### DESCRIPTION OF THE TASK:
Return each line holding the string "this".

### MATERIAL TO PROCESS:
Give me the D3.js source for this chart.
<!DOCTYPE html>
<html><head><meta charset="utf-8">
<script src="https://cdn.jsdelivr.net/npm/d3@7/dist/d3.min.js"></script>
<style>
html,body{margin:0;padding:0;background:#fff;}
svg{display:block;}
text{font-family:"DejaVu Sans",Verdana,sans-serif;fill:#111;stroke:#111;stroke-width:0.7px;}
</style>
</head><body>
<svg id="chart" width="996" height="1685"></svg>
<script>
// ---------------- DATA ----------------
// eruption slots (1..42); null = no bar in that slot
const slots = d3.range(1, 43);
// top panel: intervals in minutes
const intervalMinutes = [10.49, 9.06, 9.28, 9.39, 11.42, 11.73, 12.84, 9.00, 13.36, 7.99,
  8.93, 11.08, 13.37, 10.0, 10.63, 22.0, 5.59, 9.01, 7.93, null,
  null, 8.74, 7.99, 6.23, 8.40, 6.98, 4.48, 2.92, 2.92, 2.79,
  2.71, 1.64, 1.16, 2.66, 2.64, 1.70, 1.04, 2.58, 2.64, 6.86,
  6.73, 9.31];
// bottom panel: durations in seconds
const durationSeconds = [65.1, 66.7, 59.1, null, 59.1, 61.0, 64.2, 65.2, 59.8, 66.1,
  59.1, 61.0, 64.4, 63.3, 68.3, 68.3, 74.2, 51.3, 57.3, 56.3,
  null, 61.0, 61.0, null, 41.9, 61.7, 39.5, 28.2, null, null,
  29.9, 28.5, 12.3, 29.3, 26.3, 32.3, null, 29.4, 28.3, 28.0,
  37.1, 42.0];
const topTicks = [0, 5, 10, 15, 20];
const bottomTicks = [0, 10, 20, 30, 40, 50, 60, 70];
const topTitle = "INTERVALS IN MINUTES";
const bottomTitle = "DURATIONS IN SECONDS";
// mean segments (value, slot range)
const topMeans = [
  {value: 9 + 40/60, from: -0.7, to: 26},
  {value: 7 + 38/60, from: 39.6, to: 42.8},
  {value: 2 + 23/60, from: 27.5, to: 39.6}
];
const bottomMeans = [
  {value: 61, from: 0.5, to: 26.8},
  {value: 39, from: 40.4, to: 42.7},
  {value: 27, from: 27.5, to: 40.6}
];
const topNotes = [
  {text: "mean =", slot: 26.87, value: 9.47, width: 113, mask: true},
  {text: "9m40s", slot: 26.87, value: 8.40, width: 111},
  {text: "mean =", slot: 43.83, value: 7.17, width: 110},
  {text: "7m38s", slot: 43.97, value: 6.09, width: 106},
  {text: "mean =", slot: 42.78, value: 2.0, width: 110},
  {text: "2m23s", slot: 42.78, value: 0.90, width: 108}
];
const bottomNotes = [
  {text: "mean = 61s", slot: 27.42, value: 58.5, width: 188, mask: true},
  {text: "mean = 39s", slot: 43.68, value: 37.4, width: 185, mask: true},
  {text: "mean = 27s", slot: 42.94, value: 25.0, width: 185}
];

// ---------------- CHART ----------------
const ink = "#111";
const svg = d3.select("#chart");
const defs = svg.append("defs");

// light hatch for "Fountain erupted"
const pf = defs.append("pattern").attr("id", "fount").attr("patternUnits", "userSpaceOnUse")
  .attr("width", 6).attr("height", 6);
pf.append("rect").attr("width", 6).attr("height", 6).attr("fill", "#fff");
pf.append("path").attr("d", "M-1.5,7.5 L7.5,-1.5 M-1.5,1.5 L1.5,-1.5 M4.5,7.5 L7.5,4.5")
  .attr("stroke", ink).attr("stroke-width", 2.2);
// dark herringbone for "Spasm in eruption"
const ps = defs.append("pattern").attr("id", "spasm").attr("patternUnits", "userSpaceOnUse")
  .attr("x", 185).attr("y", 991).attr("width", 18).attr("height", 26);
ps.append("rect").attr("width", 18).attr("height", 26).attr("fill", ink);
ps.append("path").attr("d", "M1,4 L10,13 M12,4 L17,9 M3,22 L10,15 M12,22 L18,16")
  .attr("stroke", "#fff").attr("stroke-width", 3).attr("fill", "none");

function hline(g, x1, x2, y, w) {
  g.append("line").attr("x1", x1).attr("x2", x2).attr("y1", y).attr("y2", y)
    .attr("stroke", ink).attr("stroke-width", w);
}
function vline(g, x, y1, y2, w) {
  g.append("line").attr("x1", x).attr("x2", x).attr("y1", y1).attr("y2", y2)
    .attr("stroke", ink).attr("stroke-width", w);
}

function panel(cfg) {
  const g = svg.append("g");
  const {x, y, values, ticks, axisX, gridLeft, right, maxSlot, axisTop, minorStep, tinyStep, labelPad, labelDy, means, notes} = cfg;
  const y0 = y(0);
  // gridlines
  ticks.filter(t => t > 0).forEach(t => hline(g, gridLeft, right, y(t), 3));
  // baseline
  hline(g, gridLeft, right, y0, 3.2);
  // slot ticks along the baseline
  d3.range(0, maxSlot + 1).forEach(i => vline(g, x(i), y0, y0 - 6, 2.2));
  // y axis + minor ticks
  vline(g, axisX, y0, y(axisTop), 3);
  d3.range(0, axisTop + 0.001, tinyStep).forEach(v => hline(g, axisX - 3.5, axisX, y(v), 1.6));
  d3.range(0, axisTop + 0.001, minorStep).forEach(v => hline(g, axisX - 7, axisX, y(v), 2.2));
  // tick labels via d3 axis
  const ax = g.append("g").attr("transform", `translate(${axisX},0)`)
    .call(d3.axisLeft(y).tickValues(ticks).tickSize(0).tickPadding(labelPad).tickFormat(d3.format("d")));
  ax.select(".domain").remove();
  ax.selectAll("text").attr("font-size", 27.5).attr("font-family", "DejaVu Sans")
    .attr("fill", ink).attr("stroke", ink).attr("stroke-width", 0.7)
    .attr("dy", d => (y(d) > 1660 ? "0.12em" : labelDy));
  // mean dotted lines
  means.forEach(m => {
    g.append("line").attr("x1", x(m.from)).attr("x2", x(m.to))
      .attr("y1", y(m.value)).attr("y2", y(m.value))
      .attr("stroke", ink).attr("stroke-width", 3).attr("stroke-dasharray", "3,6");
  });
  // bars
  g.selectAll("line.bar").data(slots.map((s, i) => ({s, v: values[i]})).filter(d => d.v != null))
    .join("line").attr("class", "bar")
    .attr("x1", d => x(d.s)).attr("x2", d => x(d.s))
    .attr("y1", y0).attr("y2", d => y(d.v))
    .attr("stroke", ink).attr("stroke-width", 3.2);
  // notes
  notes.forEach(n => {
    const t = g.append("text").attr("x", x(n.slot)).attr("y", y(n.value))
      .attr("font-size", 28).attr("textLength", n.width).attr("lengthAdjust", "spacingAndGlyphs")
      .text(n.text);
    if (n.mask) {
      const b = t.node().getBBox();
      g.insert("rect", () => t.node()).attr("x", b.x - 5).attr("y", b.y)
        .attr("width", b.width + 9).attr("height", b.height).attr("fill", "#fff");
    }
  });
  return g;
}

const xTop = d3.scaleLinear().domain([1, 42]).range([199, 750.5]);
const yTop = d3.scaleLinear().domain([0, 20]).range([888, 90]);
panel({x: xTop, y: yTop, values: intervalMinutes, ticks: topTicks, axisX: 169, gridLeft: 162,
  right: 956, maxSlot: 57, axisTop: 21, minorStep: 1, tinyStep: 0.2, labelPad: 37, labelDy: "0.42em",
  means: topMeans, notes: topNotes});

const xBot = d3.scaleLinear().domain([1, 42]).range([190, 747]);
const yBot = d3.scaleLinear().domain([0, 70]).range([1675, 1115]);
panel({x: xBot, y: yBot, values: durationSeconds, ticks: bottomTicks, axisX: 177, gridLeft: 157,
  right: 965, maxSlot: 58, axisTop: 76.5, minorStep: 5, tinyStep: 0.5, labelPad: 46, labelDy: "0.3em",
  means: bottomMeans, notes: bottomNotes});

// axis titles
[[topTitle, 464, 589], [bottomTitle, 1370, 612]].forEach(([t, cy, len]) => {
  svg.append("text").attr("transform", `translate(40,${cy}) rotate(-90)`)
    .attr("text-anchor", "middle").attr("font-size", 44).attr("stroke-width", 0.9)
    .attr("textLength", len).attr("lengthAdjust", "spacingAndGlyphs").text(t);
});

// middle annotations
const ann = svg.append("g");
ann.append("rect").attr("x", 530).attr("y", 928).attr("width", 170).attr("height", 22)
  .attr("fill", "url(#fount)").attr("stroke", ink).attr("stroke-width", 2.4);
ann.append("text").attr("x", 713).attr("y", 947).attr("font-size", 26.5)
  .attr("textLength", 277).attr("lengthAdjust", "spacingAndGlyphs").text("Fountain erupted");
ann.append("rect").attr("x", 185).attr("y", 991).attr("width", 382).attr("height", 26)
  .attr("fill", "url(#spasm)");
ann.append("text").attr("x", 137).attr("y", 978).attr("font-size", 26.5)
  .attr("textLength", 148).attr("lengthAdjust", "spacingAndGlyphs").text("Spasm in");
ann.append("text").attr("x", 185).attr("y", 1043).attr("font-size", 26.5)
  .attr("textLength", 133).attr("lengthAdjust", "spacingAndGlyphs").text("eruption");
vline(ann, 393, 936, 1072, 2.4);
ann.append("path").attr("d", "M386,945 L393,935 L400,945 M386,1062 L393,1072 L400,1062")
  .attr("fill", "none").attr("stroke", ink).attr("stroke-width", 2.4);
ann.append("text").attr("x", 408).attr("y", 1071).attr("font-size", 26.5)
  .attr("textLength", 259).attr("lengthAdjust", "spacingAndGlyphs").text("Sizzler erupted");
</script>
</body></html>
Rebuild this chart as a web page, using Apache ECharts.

### RESPONSE:
Give me the D3.js source for this chart.
Rebuild this chart as a web page, using Apache ECharts.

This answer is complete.